Describing his early life, Franzese says he was born in Naples but came to New York as a small child and that he was "straightened out" (inducted into a criminal organization) in 1931 as a young teenager. After a brief stint in the army, from which he was dishonorably discharged following an affair with a major's wife, he re-entered the criminal world, eventually purchasing a series of small businesses on Long Island.

“I started a used car business," Franzese now says. "I started making money and then I opened up a club, another club, another club, and I started making big money. Never under my name, though. I couldn’t get a [liquor] license.”

A smooth talker with a penchant for violence, Franzese says that unlike other criminals he associated with, he never drank, smoked, or did drugs. As part of the Colombo family, Franzese described himself as an "earner," or someone who steadily generated income. His reputation for silence in the face of pressure earned him the adoration of fellow criminal kingpin John Gotti, who once described him in a secretly recorded tape as "one tough [expletive] guy.”

Police were made aware of Franzese's doings when Genovese gangster Joseph Valachi identified him as part of the Profaci crime family (a precursor to the Colombo family) at a U.S. Senate hearing in 1963, during which the existence of the Italian mob was first publicly acknowledged by a member. That's when the investigations began.

“One time, I met an FBI agent on the street,” Franzese said. “And he said to me, ‘[On] account of you, we could have broke the Mafia up. We had Joe Valachi, and if you would have opened up, it would have destroyed the Mafia. You wouldn’t help us.’ I said, ‘Go and F yourself!’  And I walked away from him.”

Police believed Franzese had killed or ordered the deaths of several people. In a secretly recorded communications, Franzese can be heard admitting that he "killed a lot of guys. … You’re not talking about four, five, six, 10," but now says that he "never hurt nobody that was innocent.”

Police were able to pin a handful of charges on Franzese in 1966. He was ultimately acquitted in trials for homicide and home invasion, but was convicted for conspiring to rob banks — a crime he claims he never committed.

“Never happened,” Franzese said. “It ain’t right for something I’d never done."

Franzese added that part of the reason he wound up serving such a long sentence was because he "didn’t want to rat on anybody." 

Paroled in 1978 and then brought back to jail five more times after violating that parole, Franzese would again serve time at the age of 93 after an extortion conviction involving the Hustler and Penthouse strip clubs in Manhattan and a pizzeria in Albertson.

It was Franzese's son that had helped police catch him this time around.

"I don’t know what happened to him," Franzese said of the child who betrayed him. "Maybe all the drugs he took. Screwed his mind up.”

Franzese was finally released from prison in June of 2018, at the age of 100, according to the New York Daily News. After that, he went to live with a daughter in Greenpoint, Brooklyn. 
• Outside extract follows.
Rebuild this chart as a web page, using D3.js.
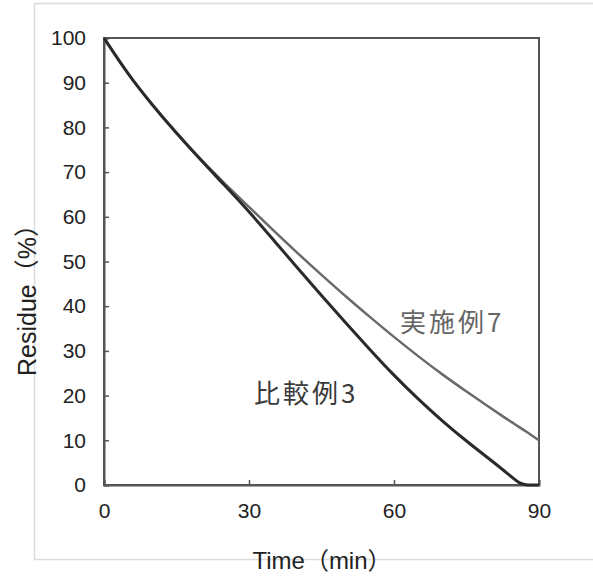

"I am absolutely happy he's home," said Pietro Scorsone, Franzese's grandson, at the time. "He's my grandpa. We love him. I mean he's 100 years old. He doesn't hear much at all. He doesn't see well. He's still very sharp though. He also has some prostate issues — normal things for a 100-year-old man."

According to this latest update from Newsday, Franzese has since been relocated to a nursing home, where he now lives.